** BEGIN RAW RECORDS **
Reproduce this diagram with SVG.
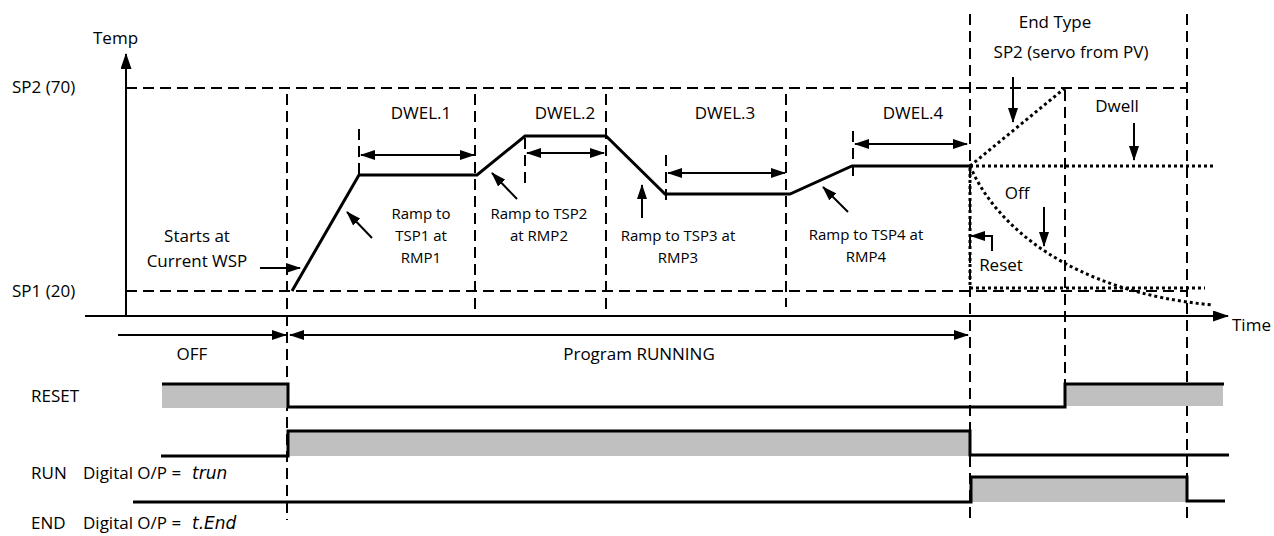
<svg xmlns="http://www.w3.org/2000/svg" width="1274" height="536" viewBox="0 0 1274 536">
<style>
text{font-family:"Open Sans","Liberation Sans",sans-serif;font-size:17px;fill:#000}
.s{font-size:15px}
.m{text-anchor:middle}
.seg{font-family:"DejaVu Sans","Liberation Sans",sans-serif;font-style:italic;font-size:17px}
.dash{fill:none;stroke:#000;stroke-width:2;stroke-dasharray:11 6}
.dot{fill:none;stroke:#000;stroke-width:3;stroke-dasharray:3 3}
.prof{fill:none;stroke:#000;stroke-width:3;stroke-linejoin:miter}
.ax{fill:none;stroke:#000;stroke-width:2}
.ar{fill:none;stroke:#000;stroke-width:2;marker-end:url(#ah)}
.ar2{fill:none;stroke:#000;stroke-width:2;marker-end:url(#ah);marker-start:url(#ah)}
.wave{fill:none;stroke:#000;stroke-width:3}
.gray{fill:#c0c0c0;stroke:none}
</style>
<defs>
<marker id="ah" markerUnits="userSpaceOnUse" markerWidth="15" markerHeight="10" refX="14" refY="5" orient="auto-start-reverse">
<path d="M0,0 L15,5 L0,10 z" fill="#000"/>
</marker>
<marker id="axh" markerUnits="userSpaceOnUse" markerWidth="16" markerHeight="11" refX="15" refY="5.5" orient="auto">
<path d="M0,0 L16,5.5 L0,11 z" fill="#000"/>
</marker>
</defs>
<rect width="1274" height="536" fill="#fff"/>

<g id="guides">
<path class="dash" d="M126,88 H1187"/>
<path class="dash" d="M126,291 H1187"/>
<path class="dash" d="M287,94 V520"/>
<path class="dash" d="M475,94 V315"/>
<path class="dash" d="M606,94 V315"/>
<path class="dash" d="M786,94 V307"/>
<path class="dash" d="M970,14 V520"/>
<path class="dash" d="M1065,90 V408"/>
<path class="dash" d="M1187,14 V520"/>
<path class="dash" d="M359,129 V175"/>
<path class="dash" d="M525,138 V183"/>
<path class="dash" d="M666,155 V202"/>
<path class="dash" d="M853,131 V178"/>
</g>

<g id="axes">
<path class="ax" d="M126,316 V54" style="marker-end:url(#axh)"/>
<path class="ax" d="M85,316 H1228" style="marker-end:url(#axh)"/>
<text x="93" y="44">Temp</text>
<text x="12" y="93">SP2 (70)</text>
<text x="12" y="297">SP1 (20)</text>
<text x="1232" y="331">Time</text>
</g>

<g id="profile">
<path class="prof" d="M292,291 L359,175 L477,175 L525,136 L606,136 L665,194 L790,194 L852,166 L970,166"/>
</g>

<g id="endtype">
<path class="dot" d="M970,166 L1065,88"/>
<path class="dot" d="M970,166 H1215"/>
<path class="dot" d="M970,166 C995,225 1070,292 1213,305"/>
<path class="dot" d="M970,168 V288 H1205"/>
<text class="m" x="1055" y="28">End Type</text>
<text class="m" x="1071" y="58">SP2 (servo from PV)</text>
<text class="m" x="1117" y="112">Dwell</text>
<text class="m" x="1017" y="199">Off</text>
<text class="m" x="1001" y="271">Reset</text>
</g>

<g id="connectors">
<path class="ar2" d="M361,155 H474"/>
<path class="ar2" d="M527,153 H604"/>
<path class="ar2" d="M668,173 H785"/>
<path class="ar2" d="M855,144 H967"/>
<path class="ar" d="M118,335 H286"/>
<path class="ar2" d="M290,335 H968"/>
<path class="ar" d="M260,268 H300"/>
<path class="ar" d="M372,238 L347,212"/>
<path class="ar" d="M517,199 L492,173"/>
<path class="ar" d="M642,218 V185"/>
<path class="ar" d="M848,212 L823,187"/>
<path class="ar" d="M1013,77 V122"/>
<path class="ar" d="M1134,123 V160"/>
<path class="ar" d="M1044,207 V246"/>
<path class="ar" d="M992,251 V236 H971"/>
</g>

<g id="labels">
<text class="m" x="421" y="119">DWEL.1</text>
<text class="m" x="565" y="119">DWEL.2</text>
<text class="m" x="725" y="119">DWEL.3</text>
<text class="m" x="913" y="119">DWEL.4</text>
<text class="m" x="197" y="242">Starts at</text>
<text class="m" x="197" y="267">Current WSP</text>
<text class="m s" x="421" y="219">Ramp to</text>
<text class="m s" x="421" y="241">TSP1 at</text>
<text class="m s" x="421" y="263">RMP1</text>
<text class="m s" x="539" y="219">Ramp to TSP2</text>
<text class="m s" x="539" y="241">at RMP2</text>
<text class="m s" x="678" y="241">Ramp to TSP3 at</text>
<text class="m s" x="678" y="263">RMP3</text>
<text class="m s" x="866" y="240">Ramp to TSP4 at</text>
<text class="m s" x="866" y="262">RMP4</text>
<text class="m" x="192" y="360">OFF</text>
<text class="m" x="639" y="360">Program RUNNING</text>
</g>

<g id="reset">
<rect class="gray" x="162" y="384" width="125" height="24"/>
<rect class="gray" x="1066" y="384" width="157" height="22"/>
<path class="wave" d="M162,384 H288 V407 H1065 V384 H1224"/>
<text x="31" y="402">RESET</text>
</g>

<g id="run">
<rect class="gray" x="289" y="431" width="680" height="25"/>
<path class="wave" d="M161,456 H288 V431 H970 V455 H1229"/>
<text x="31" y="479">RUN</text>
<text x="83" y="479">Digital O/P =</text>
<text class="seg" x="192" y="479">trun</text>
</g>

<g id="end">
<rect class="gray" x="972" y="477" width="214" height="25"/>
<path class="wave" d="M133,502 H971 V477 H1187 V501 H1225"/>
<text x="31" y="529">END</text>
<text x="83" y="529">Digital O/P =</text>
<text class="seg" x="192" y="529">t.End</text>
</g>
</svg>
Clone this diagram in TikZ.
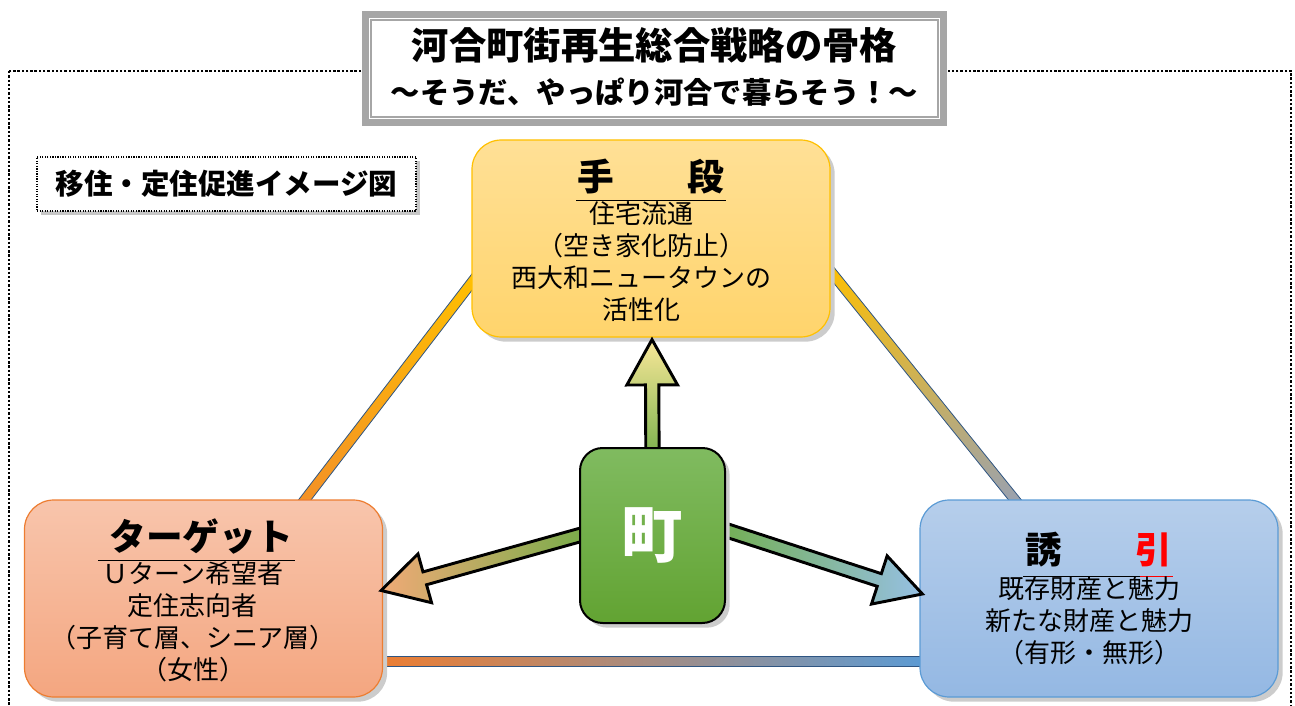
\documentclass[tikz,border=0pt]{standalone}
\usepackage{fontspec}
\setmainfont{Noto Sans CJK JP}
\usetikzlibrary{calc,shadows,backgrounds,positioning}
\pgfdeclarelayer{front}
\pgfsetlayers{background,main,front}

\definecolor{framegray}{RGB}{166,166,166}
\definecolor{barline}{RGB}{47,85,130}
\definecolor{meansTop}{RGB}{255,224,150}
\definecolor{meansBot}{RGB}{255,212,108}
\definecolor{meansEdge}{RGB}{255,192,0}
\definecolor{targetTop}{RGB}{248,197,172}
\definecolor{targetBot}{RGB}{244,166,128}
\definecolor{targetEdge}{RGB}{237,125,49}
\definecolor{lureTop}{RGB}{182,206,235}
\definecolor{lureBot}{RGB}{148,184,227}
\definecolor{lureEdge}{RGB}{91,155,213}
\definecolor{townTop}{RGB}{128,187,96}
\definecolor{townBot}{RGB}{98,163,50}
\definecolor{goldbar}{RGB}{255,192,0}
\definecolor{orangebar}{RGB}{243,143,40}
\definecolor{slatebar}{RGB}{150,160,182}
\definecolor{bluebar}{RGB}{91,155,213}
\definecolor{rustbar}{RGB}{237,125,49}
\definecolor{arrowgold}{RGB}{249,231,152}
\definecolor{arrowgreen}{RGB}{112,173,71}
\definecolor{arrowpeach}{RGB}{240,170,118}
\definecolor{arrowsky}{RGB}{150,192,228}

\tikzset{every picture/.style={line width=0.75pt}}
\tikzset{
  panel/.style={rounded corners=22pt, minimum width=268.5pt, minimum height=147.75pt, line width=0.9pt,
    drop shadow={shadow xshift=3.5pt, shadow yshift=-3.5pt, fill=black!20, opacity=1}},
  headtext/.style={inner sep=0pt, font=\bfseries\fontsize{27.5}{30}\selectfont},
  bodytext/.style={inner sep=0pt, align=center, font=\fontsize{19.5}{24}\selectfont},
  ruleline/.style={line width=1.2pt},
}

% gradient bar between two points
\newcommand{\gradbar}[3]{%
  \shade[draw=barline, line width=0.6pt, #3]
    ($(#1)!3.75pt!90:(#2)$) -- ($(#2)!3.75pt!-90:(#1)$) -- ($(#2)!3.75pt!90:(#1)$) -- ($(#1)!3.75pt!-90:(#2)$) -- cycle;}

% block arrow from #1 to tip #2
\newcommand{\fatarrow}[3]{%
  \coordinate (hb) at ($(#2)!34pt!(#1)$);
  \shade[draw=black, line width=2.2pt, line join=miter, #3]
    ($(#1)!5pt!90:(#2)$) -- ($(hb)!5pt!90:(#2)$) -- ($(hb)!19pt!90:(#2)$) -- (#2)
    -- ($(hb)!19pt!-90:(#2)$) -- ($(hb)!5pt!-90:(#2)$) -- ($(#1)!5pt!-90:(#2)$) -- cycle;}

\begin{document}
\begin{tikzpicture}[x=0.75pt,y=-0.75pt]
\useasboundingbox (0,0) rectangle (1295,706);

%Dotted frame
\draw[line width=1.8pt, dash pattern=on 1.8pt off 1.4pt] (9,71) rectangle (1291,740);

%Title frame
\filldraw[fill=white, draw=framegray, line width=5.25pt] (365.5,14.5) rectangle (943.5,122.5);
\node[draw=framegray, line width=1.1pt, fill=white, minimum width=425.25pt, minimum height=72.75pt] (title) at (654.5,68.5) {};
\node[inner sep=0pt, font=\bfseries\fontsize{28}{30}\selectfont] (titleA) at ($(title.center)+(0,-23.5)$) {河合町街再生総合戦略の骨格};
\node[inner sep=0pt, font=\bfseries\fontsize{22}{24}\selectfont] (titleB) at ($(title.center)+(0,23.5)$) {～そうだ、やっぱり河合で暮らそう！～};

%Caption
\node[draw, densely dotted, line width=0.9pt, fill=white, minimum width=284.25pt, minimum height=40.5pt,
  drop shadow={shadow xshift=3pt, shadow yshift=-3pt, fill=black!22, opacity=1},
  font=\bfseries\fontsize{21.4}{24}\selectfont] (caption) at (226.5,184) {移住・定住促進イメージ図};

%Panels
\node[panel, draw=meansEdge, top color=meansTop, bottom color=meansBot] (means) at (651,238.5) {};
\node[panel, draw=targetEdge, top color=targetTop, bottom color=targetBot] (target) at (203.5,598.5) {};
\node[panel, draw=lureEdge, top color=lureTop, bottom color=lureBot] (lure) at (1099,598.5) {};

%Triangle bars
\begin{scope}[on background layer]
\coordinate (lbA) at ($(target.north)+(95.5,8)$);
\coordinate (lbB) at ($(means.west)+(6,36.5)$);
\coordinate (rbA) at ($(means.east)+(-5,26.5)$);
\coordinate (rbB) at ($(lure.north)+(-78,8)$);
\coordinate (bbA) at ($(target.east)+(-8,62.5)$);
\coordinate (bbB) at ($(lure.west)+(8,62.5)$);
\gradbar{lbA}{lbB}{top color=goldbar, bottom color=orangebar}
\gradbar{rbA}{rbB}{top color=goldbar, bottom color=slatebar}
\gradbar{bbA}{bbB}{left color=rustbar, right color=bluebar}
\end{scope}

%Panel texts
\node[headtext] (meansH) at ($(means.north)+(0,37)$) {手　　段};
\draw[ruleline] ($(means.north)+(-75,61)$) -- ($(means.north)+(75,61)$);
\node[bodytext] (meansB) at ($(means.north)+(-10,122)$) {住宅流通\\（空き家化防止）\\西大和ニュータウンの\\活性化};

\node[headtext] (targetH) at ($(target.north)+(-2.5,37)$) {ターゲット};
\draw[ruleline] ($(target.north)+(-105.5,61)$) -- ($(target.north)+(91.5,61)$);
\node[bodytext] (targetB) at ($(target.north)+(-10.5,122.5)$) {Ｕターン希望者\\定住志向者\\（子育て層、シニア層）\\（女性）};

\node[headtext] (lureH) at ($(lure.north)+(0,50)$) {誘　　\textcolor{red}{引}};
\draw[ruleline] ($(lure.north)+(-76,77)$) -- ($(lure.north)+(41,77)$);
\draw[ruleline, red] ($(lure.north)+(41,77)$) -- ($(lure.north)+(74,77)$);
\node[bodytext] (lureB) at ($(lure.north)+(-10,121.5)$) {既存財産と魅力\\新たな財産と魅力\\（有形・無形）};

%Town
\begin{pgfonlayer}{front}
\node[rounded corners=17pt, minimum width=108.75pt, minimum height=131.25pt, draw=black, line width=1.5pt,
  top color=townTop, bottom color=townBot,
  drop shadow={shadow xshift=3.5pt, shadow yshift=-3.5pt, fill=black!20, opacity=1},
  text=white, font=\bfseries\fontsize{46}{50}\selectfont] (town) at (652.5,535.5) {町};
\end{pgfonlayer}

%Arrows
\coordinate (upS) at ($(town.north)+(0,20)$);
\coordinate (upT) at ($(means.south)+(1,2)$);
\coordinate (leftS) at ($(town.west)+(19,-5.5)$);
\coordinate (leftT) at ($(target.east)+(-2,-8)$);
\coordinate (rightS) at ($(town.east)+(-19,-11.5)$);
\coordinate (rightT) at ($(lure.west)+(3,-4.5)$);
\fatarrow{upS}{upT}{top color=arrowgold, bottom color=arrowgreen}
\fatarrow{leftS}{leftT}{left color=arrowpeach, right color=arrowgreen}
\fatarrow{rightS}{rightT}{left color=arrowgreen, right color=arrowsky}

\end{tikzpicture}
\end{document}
** END RAW RECORDS **
● **JOB**: Copy the part that starts at the line with "Clone this diagram in TikZ." and finishes at the line with "(0,0) rectangle (1295,706);", both included, and nothing more. Pictures are left out.

● **THE COMPLETED TASK**:
Clone this diagram in TikZ.
\documentclass[tikz,border=0pt]{standalone}
\usepackage{fontspec}
\setmainfont{Noto Sans CJK JP}
\usetikzlibrary{calc,shadows,backgrounds,positioning}
\pgfdeclarelayer{front}
\pgfsetlayers{background,main,front}

\definecolor{framegray}{RGB}{166,166,166}
\definecolor{barline}{RGB}{47,85,130}
\definecolor{meansTop}{RGB}{255,224,150}
\definecolor{meansBot}{RGB}{255,212,108}
\definecolor{meansEdge}{RGB}{255,192,0}
\definecolor{targetTop}{RGB}{248,197,172}
\definecolor{targetBot}{RGB}{244,166,128}
\definecolor{targetEdge}{RGB}{237,125,49}
\definecolor{lureTop}{RGB}{182,206,235}
\definecolor{lureBot}{RGB}{148,184,227}
\definecolor{lureEdge}{RGB}{91,155,213}
\definecolor{townTop}{RGB}{128,187,96}
\definecolor{townBot}{RGB}{98,163,50}
\definecolor{goldbar}{RGB}{255,192,0}
\definecolor{orangebar}{RGB}{243,143,40}
\definecolor{slatebar}{RGB}{150,160,182}
\definecolor{bluebar}{RGB}{91,155,213}
\definecolor{rustbar}{RGB}{237,125,49}
\definecolor{arrowgold}{RGB}{249,231,152}
\definecolor{arrowgreen}{RGB}{112,173,71}
\definecolor{arrowpeach}{RGB}{240,170,118}
\definecolor{arrowsky}{RGB}{150,192,228}

\tikzset{every picture/.style={line width=0.75pt}}
\tikzset{
  panel/.style={rounded corners=22pt, minimum width=268.5pt, minimum height=147.75pt, line width=0.9pt,
    drop shadow={shadow xshift=3.5pt, shadow yshift=-3.5pt, fill=black!20, opacity=1}},
  headtext/.style={inner sep=0pt, font=\bfseries\fontsize{27.5}{30}\selectfont},
  bodytext/.style={inner sep=0pt, align=center, font=\fontsize{19.5}{24}\selectfont},
  ruleline/.style={line width=1.2pt},
}

% gradient bar between two points
\newcommand{\gradbar}[3]{%
  \shade[draw=barline, line width=0.6pt, #3]
    ($(#1)!3.75pt!90:(#2)$) -- ($(#2)!3.75pt!-90:(#1)$) -- ($(#2)!3.75pt!90:(#1)$) -- ($(#1)!3.75pt!-90:(#2)$) -- cycle;}

% block arrow from #1 to tip #2
\newcommand{\fatarrow}[3]{%
  \coordinate (hb) at ($(#2)!34pt!(#1)$);
  \shade[draw=black, line width=2.2pt, line join=miter, #3]
    ($(#1)!5pt!90:(#2)$) -- ($(hb)!5pt!90:(#2)$) -- ($(hb)!19pt!90:(#2)$) -- (#2)
    -- ($(hb)!19pt!-90:(#2)$) -- ($(hb)!5pt!-90:(#2)$) -- ($(#1)!5pt!-90:(#2)$) -- cycle;}

\begin{document}
\begin{tikzpicture}[x=0.75pt,y=-0.75pt]
\useasboundingbox (0,0) rectangle (1295,706);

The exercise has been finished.